Issue 2 - November 2008
Dynamic Publishing Makes Creating Localised Communications Easy
By Stephane Malagnac
French Communications Agency Textuel Meets the Client Challenge of a Major International Building-materials Group Operating in 77 Countries
International growth is the target for most small companies and is indeed essential in many industries if you want to compete and thrive in this global economy; however, international expansion brings many challenges, especially in terms of communication.
For example, how do you implement consistent, global communications that maintain your brand identity, values, and messaging while still allowing for local markets and cultures? Getting this balance wrong could cost you business because you’re not communicating effectively with a local market. It could also land you in deep legal water and damage your long-term brand.
Textuel is a French communications agency with a number of international clients. One particular client, a major building-materials group that operates in 77 countries, faced a particular challenge in how it could help each subsidiary develop local communications that incorporate appropriate national and cultural attributes without diluting the group’s corporate identity.
A Visual Identity for 77 Countries
The solution was provided by French IT supplier and content-management specialist Stepnet. Taking QuarkXPress Server as the underlying composition and rendering engine to ensure the high-fidelity design essential to Textuel, Stepnet developed a dynamic-publishing solution called Smart Content Server.
Thanks to its advanced Web interface, the solution enables Textuel’s international client to publish commercial, economic, and financial documentation — on demand — in any country using an automated and secure server. Textuel created what it calls "communication modules", which are template designs and content that each subsidiary has access to online.
Using a browser-based editor, users can localise the visuals or text without modifying — or even being able to modify — the company’s corporate identity (including branding, logos, and messaging). The company’s communications department, based in France, regularly uses this tool to upload master documents in native QuarkXPress format to the server. Corporate subsidiaries can then access the server using a log-on name and password and retrieve the online versions of these documents, which they can modify for their local needs. When these modifications are saved, the dynamic-publishing solution automatically creates a document just for that specific subsidiary.
Because of the flexibility and control of the solution, the client’s corporate identity is locked down, but local subsidiaries have complete control over the rest of the content.

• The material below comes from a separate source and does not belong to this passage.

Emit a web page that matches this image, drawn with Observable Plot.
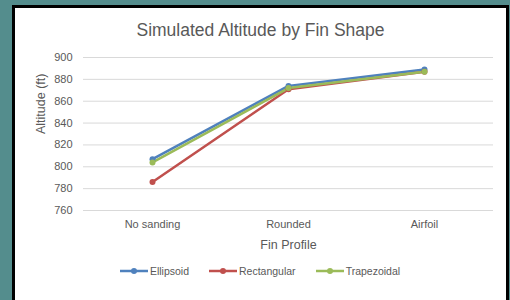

"Quark has traditionally been focused on the print media market and their experience, expertise, and reputation in this market is extremely important to our clients. However, Quark is also now going beyond print, providing enterprise-class solutions that address real needs within the publishing market. As a result, we can think of no better partner or technology to base our Smart Content Server on," said Jean-Paul Rigal, Stepnet’s CEO.
"The dynamic-publishing tool that we developed with Stepnet perfectly matches our customer’s needs — international communications that conform to the group’s corporate identity and messaging," said Gilles About, president of Textuel. “Thanks to this solution, all of our client’s subsidiaries have access to standard communications tools that they can adapt for local use via the Web. It’s a huge savings in terms of productivity for our client, and also for us, because as their agency we are free to focus on our real source of added value, which is our creativity."